InterviewCake-BracesTests.swift

import XCTest

class BracesTests: XCTestCase {
    func testNestedParenthesisYes() {
        XCTAssertTrue(Braces.properlyNested(string: "{ [ ] ( ) }"))
    }

    func testNestedParenthesisNo() {
        XCTAssertFalse(Braces.properlyNested(string: "{ [ ( ] ) }"))
    }

    func testNestedParenthesisWrong() {
        XCTAssertTrue(Braces.properlyNested(string: ""))
    }
}

//
//  Copyright © 2018 Xavier Schott
//  Permission is hereby granted, free of charge, to any person obtaining a copy
//  of this software and associated documentation files (the "Software"), to deal
//  in the Software without restriction, including without limitation the rights
//  to use, copy, modify, merge, publish, distribute, sublicense, and/or sell
//  copies of the Software, and to permit persons to whom the Software is
//  furnished to do so, subject to the following conditions:
//
//  The above copyright notice and this permission notice shall be included in
//  all copies or substantial portions of the Software.
//
//  THE SOFTWARE IS PROVIDED "AS IS", WITHOUT WARRANTY OF ANY KIND, EXPRESS OR
//  IMPLIED, INCLUDING BUT NOT LIMITED TO THE WARRANTIES OF MERCHANTABILITY,
//  FITNESS FOR A PARTICULAR PURPOSE AND NONINFRINGEMENT. IN NO EVENT SHALL THE
//  AUTHORS OR COPYRIGHT HOLDERS BE LIABLE FOR ANY CLAIM, DAMAGES OR OTHER
//  LIABILITY, WHETHER IN AN ACTION OF CONTRACT, TORT OR OTHERWISE, ARISING FROM,
//  OUT OF OR IN CONNECTION WITH THE SOFTWARE OR THE USE OR OTHER DEALINGS IN
//  THE SOFTWARE.
//

While the general idea is identical to the solution presented here, it capitalizes upon this other answer as well.

Namely, instead of pushing the opening character onto the stack, we push the corresponding closing one.

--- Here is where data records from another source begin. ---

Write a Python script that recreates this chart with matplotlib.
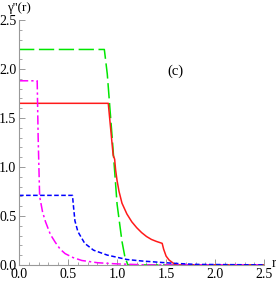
import matplotlib
matplotlib.use("Agg")
import matplotlib.pyplot as plt
from matplotlib.ticker import MultipleLocator

# values
r_green = [0, 0.87, 0.9, 0.95, 1.0, 1.05, 1.08, 1.11, 2.5]
y_green = [2.2, 2.2, 1.95, 1.3, 0.62, 0.24, 0.08, 0.0, 0.0]

r_red = [0, 0.91, 0.96, 0.975, 0.985, 1.0, 1.02, 1.05, 1.1, 1.15, 1.2, 1.25, 1.3,
         1.35, 1.4, 1.46, 1.475, 1.5, 1.53, 1.57, 1.6, 2.5]
y_red = [1.65, 1.65, 1.12, 1.08, 0.97, 0.86, 0.75, 0.63, 0.52, 0.44, 0.38, 0.33, 0.29,
         0.26, 0.24, 0.22, 0.16, 0.09, 0.05, 0.02, 0.0, 0.0]

r_magenta = [0, 0.185, 0.195, 0.21, 0.24, 0.27, 0.32, 0.37, 0.42, 0.47, 0.55, 0.64,
             0.8, 1.0, 1.3, 2.5]
y_magenta = [1.88, 1.88, 1.3, 0.7, 0.54, 0.44, 0.31, 0.23, 0.16, 0.115, 0.075, 0.045,
             0.022, 0.01, 0.0, 0.0]

r_blue = [0, 0.545, 0.555, 0.57, 0.6, 0.67, 0.76, 0.9, 1.1, 1.25, 1.45, 1.6, 1.8, 2.5]
y_blue = [0.71, 0.71, 0.6, 0.45, 0.34, 0.22, 0.15, 0.1, 0.055, 0.04, 0.025, 0.015, 0.005, 0.0]

plt.rcParams['font.family'] = ['Liberation Serif', 'DejaVu Serif']

fig = plt.figure(figsize=(2.76, 2.83), dpi=100)
ax = fig.add_axes([0.069, 0.064, 0.888, 0.865])

lw = 1.1
ax.plot(r_green, y_green, color='#00e600', lw=lw, dashes=(10, 3))
ax.plot(r_red, y_red, color='#ff1a1a', lw=lw)
ax.plot(r_magenta, y_magenta, color='#ff00ff', lw=lw, dashes=(6, 2, 1.5, 2))
ax.plot(r_blue, y_blue, color='#0000ff', lw=lw, dashes=(3, 1.6))

ax.set_xlim(0, 2.5)
ax.set_ylim(0, 2.5)
ax.xaxis.set_major_locator(MultipleLocator(0.5))
ax.xaxis.set_minor_locator(MultipleLocator(0.1))
ax.yaxis.set_major_locator(MultipleLocator(0.5))
ax.yaxis.set_minor_locator(MultipleLocator(0.1))
ax.xaxis.set_major_formatter(plt.FormatStrFormatter('%.1f'))
ax.yaxis.set_major_formatter(plt.FormatStrFormatter('%.1f'))

for s in ['top', 'right']:
    ax.spines[s].set_visible(False)
for s in ['left', 'bottom']:
    ax.spines[s].set_color('#999999')
    ax.spines[s].set_linewidth(0.8)
ax.tick_params(which='both', direction='in', color='#999999', labelsize=10, pad=2)
ax.tick_params(which='major', length=4, width=0.7)
ax.tick_params(which='minor', length=2, width=0.6)

ax.text(1.6, 1.98, '(c)', fontsize=10.5, ha='center', va='center')
fig.text(0.025, 0.97, "γ''(r)", fontsize=9.5, ha='left', va='center')
ax.text(1.03, 0.005, 'r', transform=ax.transAxes, fontsize=10, ha='left', va='center')

fig.savefig('out.png', dpi=100)
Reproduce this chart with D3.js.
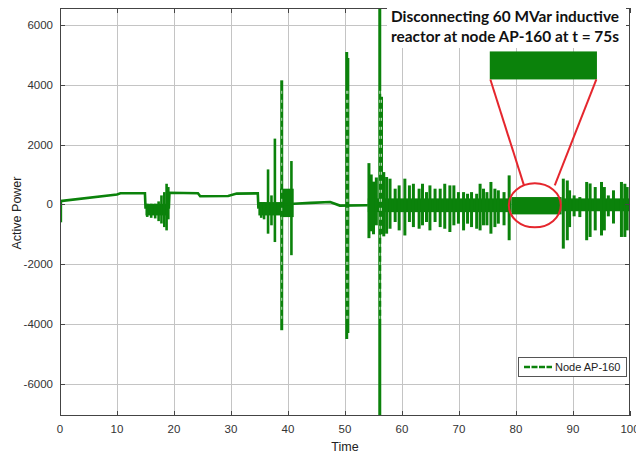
<!DOCTYPE html>
<html>
<head>
<meta charset="utf-8">
<script src="https://cdn.jsdelivr.net/npm/d3@7"></script>
<style>
body { margin: 0; background: #fff; }
svg { display: block; }
</style>
</head>
<body>
<div class="container"></div>
<script>
'use strict';

// axis ticks
var timeTicks = [0, 10, 20, 30, 40, 50, 60, 70, 80, 90, 100];
var powerTicks = [-6000, -4000, -2000, 0, 2000, 4000, 6000];

// slow part of the signal (time, active power)
var baseTime  = [0, 10, 10.6, 14.9, 15.0, 19.1, 19.2, 24.2, 24.6, 29.5, 31.0, 34.7, 34.8, 41.0, 44.0, 47.4, 49.1, 54.0];
var basePower = [110, 330, 370, 370, -100, -100, 390, 370, 270, 280, 360, 370, -100, 20, 50, 80, -40, -30];

// dense oscillation blocks: start, end, upper and lower envelope
var bandStart  = [15.0, 34.8, 38.6, 54.0, 79.2, 88.0];
var bandEnd    = [19.1, 38.6, 41.0, 79.2, 88.0, 100];
var bandTop    = [20, 77, 525, 200, 245, 200];
var bandBottom = [-370, -370, -425, -260, -335, -230];

// single swings: time, peak, trough
var spikeTime = [0.15, 15.3, 16.0, 16.7, 17.3, 17.8, 18.3, 18.7, 19.0,
  35.3, 35.8, 36.5, 37.1, 37.7, 38.9, 40.6, 50.3, 50.5,
  54.2, 54.6, 55.0, 55.5, 56.1, 56.4, 56.8, 57.3, 57.9, 58.8, 59.5, 60.5,
  61.3, 62.0, 63.0, 63.6, 64.3, 64.9, 65.8, 66.7, 67.5, 68.4, 69.1, 69.9,
  70.8, 71.5, 72.2, 73.1, 73.7, 74.3, 74.9, 75.6, 76.3, 76.9, 77.9, 78.8,
  88.3, 89.0, 89.4, 90.2, 91.2, 92.4, 93.0, 93.9, 95.0, 95.5, 96.2, 97.1,
  98.5, 99.1, 99.5];
var spikeTop = [110, 20, 20, 20, 100, 300, 410, 690, 580,
  77, 77, 1170, 300, 2200, 4150, 1450, 5100, 4900,
  1380, 1000, 760, 900, 7000, 3600, 1080, 915, 860, 525, 635, 860,
  635, 690, 525, 690, 410, 635, 525, 525, 690, 635, 635, 410,
  410, 355, 410, 355, 690, 525, 410, 750, 525, 470, 410, 970,
  860, 800, 470, 300, 245, 750, 700, 580, 750, 580, 300, 470,
  750, 690, 580];
var spikeBottom = [-600, -420, -450, -470, -560, -640, -760, -870, -500,
  -450, -500, -980, -700, -1260, -4210, -1700, -4500, -4300,
  -1130, -900, -1000, -700, -7500, -1000, -1070, -980, -815, -590, -870, -1040,
  -590, -760, -815, -700, -590, -870, -590, -760, -815, -925, -700, -645,
  -870, -645, -760, -815, -870, -700, -700, -980, -760, -645, -700, -1200,
  -1480, -1200, -760, -400, -425, -1200, -1090, -870, -1040, -870, -400, -640,
  -1090, -1090, -870];

// zoom annotation, in data units
var insetTime  = [75.4, 94.2];
var insetPower = [4180, 5117];
var ringCenter = [83.3, -33];
var ringRadius = [4.56, 736];
var linkFrom   = [[75.5, 4180], [94.1, 4180]];
var linkTo     = [[81.4, 635], [86.8, 635]];
var noteLines  = ['Disconnecting 60 MVar inductive', 'reactor at node AP-160 at t = 75s'];

var W = 636, H = 456;
var m = {top: 8, right: 6, bottom: 40, left: 60};
var green = '#0b820b';
var red = '#e5262d';

var svg = d3.select('.container').append('svg')
  .attr('width', W)
  .attr('height', H)
  .style('font-family', '"Liberation Sans", Arial, sans-serif');

var x = d3.scaleLinear().domain([0, 100]).range([m.left, W - m.right]);
var y = d3.scaleLinear().domain([-7080, 6570]).range([H - m.bottom, m.top]);

svg.append('clipPath').attr('id', 'plot')
  .append('rect')
  .attr('x', m.left).attr('y', m.top)
  .attr('width', x(100) - m.left).attr('height', y(-7080) - m.top);

// grid
var grid = svg.append('g').attr('stroke', '#c4c4c4').attr('stroke-width', 1);
grid.selectAll('.gx').data(timeTicks.slice(1, -1)).enter().append('line')
  .attr('x1', function(d) { return Math.round(x(d)) + 0.5; })
  .attr('x2', function(d) { return Math.round(x(d)) + 0.5; })
  .attr('y1', m.top).attr('y2', y(-7080));
grid.selectAll('.gy').data(powerTicks).enter().append('line')
  .attr('y1', function(d) { return Math.round(y(d)) + 0.5; })
  .attr('y2', function(d) { return Math.round(y(d)) + 0.5; })
  .attr('x1', m.left).attr('x2', x(100));

var plot = svg.append('g').attr('clip-path', 'url(#plot)');

// blocks
plot.selectAll('.band').data(bandStart).enter().append('rect')
  .attr('x', function(d) { return x(d); })
  .attr('width', function(d, i) { return x(bandEnd[i]) - x(d); })
  .attr('y', function(d, i) { return y(bandTop[i]); })
  .attr('height', function(d, i) { return y(bandBottom[i]) - y(bandTop[i]); })
  .attr('fill', green);

// baseline
var line = d3.line()
  .x(function(d) { return x(d); })
  .y(function(d, i) { return y(basePower[i]); });
plot.append('path')
  .attr('d', line(baseTime))
  .attr('fill', 'none')
  .attr('stroke', green)
  .attr('stroke-width', 2.6);

// spikes
plot.selectAll('.spike').data(spikeTime).enter().append('line')
  .attr('x1', function(d) { return x(d); })
  .attr('x2', function(d) { return x(d); })
  .attr('y1', function(d, i) { return y(spikeTop[i]); })
  .attr('y2', function(d, i) { return y(spikeBottom[i]); })
  .attr('stroke', green)
  .attr('stroke-width', function(d, i) { return (spikeTop[i] > 3000 || d > 54) ? 3 : 2.6; });

// dashed centre of the tall swings
plot.selectAll('.gap').data(spikeTime.filter(function(d, i) { return spikeTop[i] > 3000; }))
  .enter().append('line')
  .attr('x1', function(d) { return x(d); })
  .attr('x2', function(d) { return x(d); })
  .attr('y1', y(3800))
  .attr('y2', y(-4000))
  .attr('stroke', '#fff')
  .attr('stroke-width', 0.7)
  .attr('stroke-dasharray', '3,6');

// box and ticks
var frame = svg.append('g').attr('stroke', '#444').attr('fill', 'none');
frame.append('rect')
  .attr('x', m.left + 0.5).attr('y', m.top + 0.5)
  .attr('width', x(100) - m.left - 1).attr('height', y(-7080) - m.top - 1);
frame.selectAll('.tb').data(timeTicks).enter().append('path')
  .attr('d', function(d) {
    var px = Math.round(x(d)) + 0.5;
    return 'M' + px + ',' + y(-7080) + 'v-5M' + px + ',' + m.top + 'v5';
  });
frame.selectAll('.tl').data(powerTicks).enter().append('path')
  .attr('d', function(d) {
    var py = Math.round(y(d)) + 0.5;
    return 'M' + m.left + ',' + py + 'h5M' + x(100) + ',' + py + 'h-5';
  });

// tick labels
svg.selectAll('.xl').data(timeTicks).enter().append('text')
  .attr('x', function(d) { return x(d); })
  .attr('y', y(-7080) + 17)
  .attr('text-anchor', 'middle')
  .attr('font-size', 11.5)
  .attr('fill', '#333')
  .text(function(d) { return String(d); });
svg.selectAll('.yl').data(powerTicks).enter().append('text')
  .attr('x', m.left - 7)
  .attr('y', function(d) { return y(d) + 4; })
  .attr('text-anchor', 'end')
  .attr('font-size', 11.5)
  .attr('fill', '#333')
  .text(function(d) { return String(d); });

svg.append('text')
  .attr('x', (m.left + x(100)) / 2)
  .attr('y', 451)
  .attr('text-anchor', 'middle')
  .attr('font-size', 12.5)
  .attr('fill', '#222')
  .text('Time');
svg.append('text')
  .attr('transform', 'translate(21,213) rotate(-90)')
  .attr('text-anchor', 'middle')
  .attr('font-size', 12.5)
  .attr('fill', '#222')
  .text('Active Power');

// annotation
svg.append('rect')
  .attr('x', 387).attr('y', 0)
  .attr('width', 239).attr('height', 48)
  .attr('fill', '#fff');
svg.selectAll('.note').data(noteLines).enter().append('text')
  .attr('x', 391)
  .attr('y', function(d, i) { return 22 + i * 20; })
  .attr('font-family', 'Lato, "Open Sans", sans-serif')
  .attr('font-weight', 'bold')
  .attr('font-size', 15)
  .attr('fill', '#111')
  .attr('textLength', 228)
  .attr('lengthAdjust', 'spacingAndGlyphs')
  .text(function(d) { return d; });

svg.append('rect')
  .attr('x', x(insetTime[0]))
  .attr('y', y(insetPower[1]))
  .attr('width', x(insetTime[1]) - x(insetTime[0]))
  .attr('height', y(insetPower[0]) - y(insetPower[1]))
  .attr('fill', green);

svg.selectAll('.link').data(linkFrom).enter().append('line')
  .attr('x1', function(d) { return x(d[0]); })
  .attr('y1', function(d) { return y(d[1]); })
  .attr('x2', function(d, i) { return x(linkTo[i][0]); })
  .attr('y2', function(d, i) { return y(linkTo[i][1]); })
  .attr('stroke', red)
  .attr('stroke-width', 2);

svg.append('ellipse')
  .attr('cx', x(ringCenter[0]))
  .attr('cy', y(ringCenter[1]))
  .attr('rx', x(ringRadius[0]) - x(0))
  .attr('ry', y(0) - y(ringRadius[1]))
  .attr('fill', 'none')
  .attr('stroke', red)
  .attr('stroke-width', 2);

// legend
var legend = svg.append('g').attr('transform', 'translate(518,357)');
legend.append('rect')
  .attr('x', 0.5).attr('y', 0.5)
  .attr('width', 108).attr('height', 19)
  .attr('fill', '#fff')
  .attr('stroke', '#555');
legend.append('line')
  .attr('x1', 6).attr('x2', 34)
  .attr('y1', 10).attr('y2', 10)
  .attr('stroke', green)
  .attr('stroke-width', 2.6)
  .attr('stroke-dasharray', '6,1.5');
legend.append('text')
  .attr('x', 37).attr('y', 14)
  .attr('font-size', 11)
  .attr('fill', '#222')
  .text('Node AP-160');
</script>
</body>
</html>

This makes the algorithm simpler in a number of ways:

• the matching closing character is fetched at no extra cost as a natural result of the existence of the opening bracket
• since the closing character is the very character popped from the stack, it does not require another dictionary comparison
• there is no need to verify the emptiness of the stack within the loop

This changes are not trivial since they shorten the number of operations to be performed in the inner loop. It doesn't affect the order of the algorithm, still O(n) in both size and space, but performs at least 15% faster.